Thursday, July 17, 2014

Find treasure by pursuing summer's Bucket List


“Want to see where I slept when I was your age?”
                
My granddaughter nods so hard that her blonde curls bounce up and down, and we labor up the wooden stairs of the old farmhouse. They’re still steep, 50 years later—Dad didn’t build the house to modern codes. 

“The walls are pretty!” she says, touching the peeling wallpaper—pink apple blossoms on a blue background.  I agree.

“Every morning I looked out this window.”

She looks past the shabby room and her blue eyes pop wide open at the view—quaking aspen laughing at the teasing clouds. 
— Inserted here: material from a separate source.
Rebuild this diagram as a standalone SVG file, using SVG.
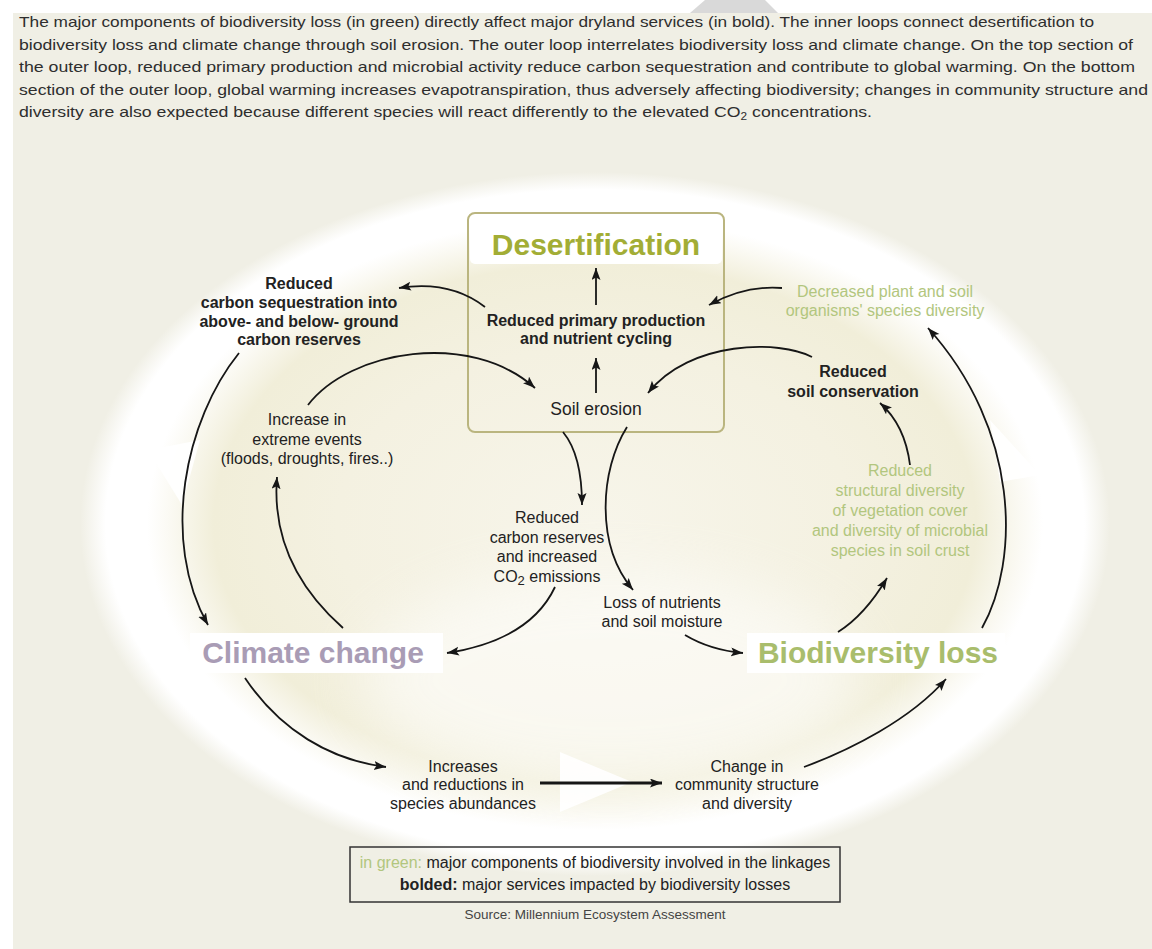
<svg xmlns="http://www.w3.org/2000/svg" width="1152" height="949" viewBox="0 0 1152 949">
<defs>
<style>
.t{font-family:"Liberation Sans",Arial,sans-serif;fill:#222;}
.d{font-size:15px;fill:#2e2e2e;}
.lb{font-size:16px;text-anchor:middle;}
.b{font-weight:bold;}
.g{fill:#b2c67e;}
.big{font-size:30px;font-weight:bold;text-anchor:middle;}
.ar{fill:none;stroke:#161616;stroke-width:1.8;marker-end:url(#ah);}
</style>
<marker id="ah" markerUnits="userSpaceOnUse" markerWidth="14" markerHeight="10" refX="12" refY="4.5" orient="auto">
<path d="M0,0 L12,4.5 L0,9 L2.5,4.5 Z" fill="#161616"/>
</marker>
<radialGradient id="band" cx="0.5" cy="0.5" r="0.5">
<stop offset="0" stop-color="#f7f5ea"/>
<stop offset="0.5" stop-color="#f4f1e1"/>
<stop offset="0.74" stop-color="#f1eed9"/>
<stop offset="0.83" stop-color="#fbfaf4"/>
<stop offset="0.87" stop-color="#ffffff"/>
<stop offset="0.95" stop-color="#ffffff"/>
<stop offset="1" stop-color="#f0efe5"/>
</radialGradient>
<filter id="soft" x="-30%" y="-30%" width="160%" height="160%"><feGaussianBlur stdDeviation="28"/></filter>
</defs>
<rect x="0" y="0" width="1152" height="949" fill="#ffffff"/>
<rect x="13" y="13" width="1139" height="936" fill="#f0efe5"/>
<polygon points="705,0 765,0 778,13 690,13" fill="#d9d9d9"/>

<g id="description" class="t d">
<text x="19" y="27" textLength="1075" lengthAdjust="spacingAndGlyphs">The major components of biodiversity loss (in green) directly affect major dryland services (in bold). The inner loops connect desertification to</text>
<text x="19" y="49.5" textLength="1114" lengthAdjust="spacingAndGlyphs">biodiversity loss and climate change through soil erosion. The outer loop interrelates biodiversity loss and climate change. On the top section of</text>
<text x="19" y="72" textLength="1116" lengthAdjust="spacingAndGlyphs">the outer loop, reduced primary production and microbial activity reduce carbon sequestration and contribute to global warming. On the bottom</text>
<text x="19" y="94.5" textLength="1129" lengthAdjust="spacingAndGlyphs">section of the outer loop, global warming increases evapotranspiration, thus adversely affecting biodiversity; changes in community structure and</text>
<text x="19" y="117" textLength="853" lengthAdjust="spacingAndGlyphs">diversity are also expected because different species will react differently to the elevated CO<tspan font-size="10" dy="3">2</tspan><tspan dy="-3"> concentrations.</tspan></text>
</g>

<g id="loop-background">
<ellipse cx="595" cy="524" rx="515" ry="352" fill="url(#band)"/>
<ellipse cx="610" cy="680" rx="250" ry="110" fill="#ffffff" opacity="0.55" filter="url(#soft)"/>
<polygon points="148,450 200,440 182,505" fill="#ffffff" opacity="0.9"/>
<polygon points="990,420 1040,475 1000,482" fill="#ffffff" opacity="0.9"/>
<polygon points="560,752 632,782 560,812" fill="#ffffff" opacity="0.9"/>
</g>

<g id="desertification">
<rect x="468" y="213" width="256" height="219" rx="7" fill="none" stroke="#bab57f" stroke-width="2"/>
<rect x="470" y="215" width="252" height="49" rx="5" fill="#ffffff"/>
<text class="t big" x="596" y="255" style="fill:#a2ad35">Desertification</text>
</g>

<g id="connectors">
<path class="ar" d="M596,305 L596,268"/>
<path class="ar" d="M596,393 L596,358"/>
<path class="ar" d="M485,307 Q450,280 399,288"/>
<path class="ar" d="M782,288 Q745,285 709,305"/>
<path class="ar" d="M308,405 C350,350 470,330 535,388"/>
<path class="ar" d="M812,357 C780,340 690,340 648,393"/>
<path class="ar" d="M563,432 Q582,455 582,505"/>
<path class="ar" d="M627,427 C600,470 595,545 633,590"/>
<path class="ar" d="M555,587 Q530,640 447,653"/>
<path class="ar" d="M685,635 Q710,650 743,653"/>
<path class="ar" d="M838,632 Q865,615 887,578"/>
<path class="ar" d="M910,465 Q905,425 880,403"/>
<path class="ar" d="M343,628 C300,590 272,540 277,477"/>
<path class="ar" d="M239,353 C185,420 160,540 208,625"/>
<path class="ar" d="M245,678 C280,730 330,760 386,767"/>
<path class="ar" d="M540,783 L662,783" style="stroke-width:2.8"/>
<path class="ar" d="M804,767 C850,750 910,720 946,679"/>
<path class="ar" d="M982,628 C1020,560 1020,430 928,328"/>
</g>

<g id="primary-production" class="t lb b">
<text x="596" y="326">Reduced primary production</text>
<text x="596" y="344">and nutrient cycling</text>
</g>
<g id="soil-erosion" class="t lb"><text x="596" y="415" font-size="17.5">Soil erosion</text></g>
<g id="carbon-sequestration" class="t lb b">
<text x="299" y="289">Reduced</text>
<text x="299" y="308">carbon sequestration into</text>
<text x="299" y="327">above- and below- ground</text>
<text x="299" y="345">carbon reserves</text>
</g>
<g id="species-diversity" class="t lb">
<text class="g" x="885" y="297">Decreased plant and soil</text>
<text class="g" x="885" y="316">organisms' species diversity</text>
</g>
<g id="soil-conservation" class="t lb b">
<text x="853" y="377">Reduced</text>
<text x="853" y="397">soil conservation</text>
</g>
<g id="extreme-events" class="t lb">
<text x="307" y="425">Increase in</text>
<text x="307" y="445">extreme events</text>
<text x="307" y="464">(floods, droughts, fires..)</text>
</g>
<g id="structural-diversity" class="t lb">
<text class="g" x="900" y="476">Reduced</text>
<text class="g" x="900" y="496">structural diversity</text>
<text class="g" x="900" y="516">of vegetation cover</text>
<text class="g" x="900" y="536">and diversity of microbial</text>
<text class="g" x="900" y="556">species in soil crust</text>
</g>
<g id="carbon-reserves" class="t lb">
<text x="547" y="523">Reduced</text>
<text x="547" y="543">carbon reserves</text>
<text x="547" y="562">and increased</text>
<text x="547" y="582">CO<tspan font-size="13" dy="3">2</tspan><tspan dy="-3"> emissions</tspan></text>
</g>
<g id="nutrients" class="t lb">
<text x="662" y="608">Loss of nutrients</text>
<text x="662" y="627">and soil moisture</text>
</g>
<g id="climate-change">
<rect x="190" y="633" width="253" height="40" fill="#ffffff"/>
<text class="t big" x="313" y="663" style="fill:#a99cb5">Climate change</text>
</g>
<g id="biodiversity-loss">
<rect x="747" y="633" width="258" height="40" fill="#ffffff"/>
<text class="t big" x="878" y="663" style="fill:#a9bd6c">Biodiversity loss</text>
</g>
<g id="abundances" class="t lb">
<text x="463" y="772">Increases</text>
<text x="463" y="790">and reductions in</text>
<text x="463" y="809">species abundances</text>
</g>
<g id="community" class="t lb">
<text x="747" y="772">Change in</text>
<text x="747" y="790">community structure</text>
<text x="747" y="809">and diversity</text>
</g>

<g id="legend">
<rect x="350" y="847" width="490" height="55" fill="none" stroke="#333333" stroke-width="1.5"/>
<text class="t lb" x="595" y="868"><tspan class="g">in green:</tspan> major components of biodiversity involved in the linkages</text>
<text class="t lb" x="595" y="890"><tspan class="b">bolded:</tspan> major services impacted by biodiversity losses</text>
<text class="t" x="595" y="919" font-size="13.5" text-anchor="middle" style="fill:#444">Source: Millennium Ecosystem Assessment</text>
</g>
</svg>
Because we were poor growing up, my siblings and I are now rich.  Dad and Mom couldn’t hang on to their dry farm ground, but taxes were cheap on the house and a few acres of sage and aspen around it, so they kept it.

It’s a scruffy old farmhouse, and every summer we have to chase out the mice and order the porta-potties, but it’s our dry, dusty, playground; our treasure, our legacy for the next generation. 

Years ago we roamed the hills, pretending to be everything from Mormon pioneers to assassins.  Adolf Hitler and Nikita Khrushchev were our usual targets—World War II, the Cold War and President Kennedy’s death affected our psyches.  (If you played the part of Khrushchev, you took your shoe off and banged it on something!)

This summer’s flashflood in Rexburg, Idaho (20 miles from our farmhouse) reminds me of a flashflood we had when I was about five.  Within an hour, a raging torrent ripped through the bottom of our dry canyon, tearing out our road—I nearly drowned trying to swim in a river that appeared out of nowhere.

Pictures of us show the grubbiest, happiest children who ever walked the earth.

Going back to the farm reminds me of pleasures I haven’t enjoyed for a long time.  Here’s my “2014 Summer Bucket List”—
--Throw rocks into water.
--Throw sticks into water.
--Pile rocks up. 
--Pick peas.
--Eat peas.
--Peel the bark from a green willow stick and marvel at the slick, shiny, pungent interior.
--Peel the bark from a dead stick and feel the smooth interior.
--Pick huckleberries.
--Eat huckleberries.
--Pick flowers.
--Make dolls with flowers—a hollyhock for a skirt, a bluebell for a trunk and head.
--Lie on a blanket on an August night, watching for falling stars.

Once, while visiting the incomparable Beverly Castagneto, I asked where her husband Bill was.  She said, “He’s in the backyard, trimming bushes and pruning trees.  He’s busy all summer long, keeping our yard looking nice.  Nobody works harder than Bill.”

I’m sure that was true, but as we talked, I looked out a window over her shoulder and spotted Bill in the backyard—lying on his back with his arms behind his head, contemplating the clouds.

Whether his eyes were shut or open, Bill also had his Bucket List and his treasure.